Here's how you do it: You fly to Seattle. Rent a car and drive two hours from SeaTac Airport (90 minutes from Seattle itself) north to the town of Anacortes and get on the ferry to the San Juan Islands there (reservations advisable). It's an hourlong boat ride out to the town of Friday Harbor, where there are lots of hotels and B&Bs for visitors that are generally pretty reasonably priced, especially compared to peak seasons in Florida and California. Then drive out to the west side of the island with a picnic basket and some time to kill and park yourself at the land bank (free parking, no amenities) or Lime Kiln State Park ($10 parking fee, or a Washington State Parks annual pass) and wait. Eventually you will see killer whales, sometimes very close to shore.



This is the view I was afforded last Fourth of July at Lime Kiln.

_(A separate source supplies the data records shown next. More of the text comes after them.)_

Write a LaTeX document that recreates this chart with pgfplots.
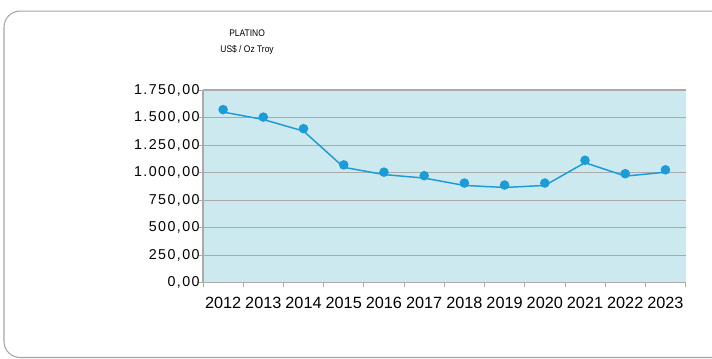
\documentclass[border=0pt]{standalone}
\usepackage{fontspec}
\setmainfont{Liberation Sans}
\newfontfamily\spacedfont[LetterSpace=10]{Liberation Sans}
\newfontfamily\narrowfont[FakeStretch=0.88]{Liberation Sans}
\usepackage{pgfplots}
\pgfplotsset{compat=1.18}
\definecolor{plotbg}{RGB}{205,233,240}
\definecolor{series}{RGB}{27,156,214}
\definecolor{gridgray}{RGB}{170,170,170}
\definecolor{framegray}{RGB}{165,165,165}

\begin{document}
\begin{tikzpicture}
  \useasboundingbox (0,0) rectangle (534pt,268.5pt);
  % outer frame, cut off on the right like the reference
  \draw[framegray, line width=0.8pt, rounded corners=12pt] (3pt,0.4pt) rectangle (580pt,260.2pt);

  \node[font=\narrowfont\fontsize{7.2}{8}\selectfont] at (185.3pt,243.8pt) {PLATINO};
  \node[font=\narrowfont\fontsize{7.2}{8}\selectfont] at (185.3pt,231.3pt) {US\$ / Oz Troy};

  \begin{axis}[
    at={(152.25pt,56.5pt)}, anchor=south west,
    scale only axis,
    width=361.9pt, height=144.5pt,
    xmin=-0.5, xmax=11.5,
    ymin=0, ymax=1750,
    axis background/.style={fill=plotbg},
    axis x line=bottom, axis y line=left,
    axis line style={-, gridgray, line width=0.8pt},
    ymajorgrids,
    major grid style={gridgray, line width=0.8pt},
    tick align=outside,
    major tick length=3pt,
    tick style={gridgray, line width=0.6pt},
    xtick={-0.5,0.5,...,11.5},
    x tick label as interval,
    xticklabels={2012,2013,2014,2015,2016,2017,2018,2019,2020,2021,2022,2023},
    xticklabel style={font=\fontsize{12.2}{13}\selectfont, yshift=-4.5pt},
    ytick={0,250,...,1750},
    yticklabel style={font=\spacedfont\fontsize{10.7}{12}\selectfont, xshift=4pt,
      /pgf/number format/.cd, fixed, fixed zerofill, precision=2, use comma, 1000 sep={.}, assume math mode=true},
    clip=false,
  ]
    \addplot[series, line width=1.1pt, mark=*, mark size=3pt,
      mark options={yshift=1.8pt, fill=series, draw=series}]
      coordinates {
        (0,1550) (1,1482) (2,1377) (3,1048) (4,982) (5,950)
        (6,883) (7,865) (8,883) (9,1090) (10,968) (11,1003)
      };
  \end{axis}
\end{tikzpicture}
\end{document}
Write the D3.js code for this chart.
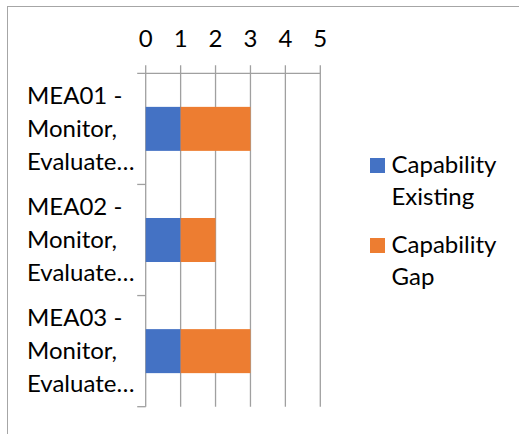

And it was essentially free for anyone who happened to be there -- just like the whales themselves.


Even if you don't have the time to kill, it's possible to go see the whales by going on one of the many whale-watching cruises out of Friday Harbor, where a seat costs less than the price of a SeaWorld ticket, and the boats take you to where the whales are, so you don't have to wait.

So don't let Jack Hanna and the SeaWorlds of the world fool you. There will (we hope, preservation efforts willing) still be plenty of orcas for ordinary Americans to be able to see for free, long after SeaWorld's last captives die of old age or whatever respiratory ailment gets them first. It won't cost people "tens of thousands of dollars," either.

And there will always be people who love and fight to protect them -- because even if it's not the SeaWorlds out there preying on them, there will always be threats to their well-being. No thanks to the Jack Hannas of the world.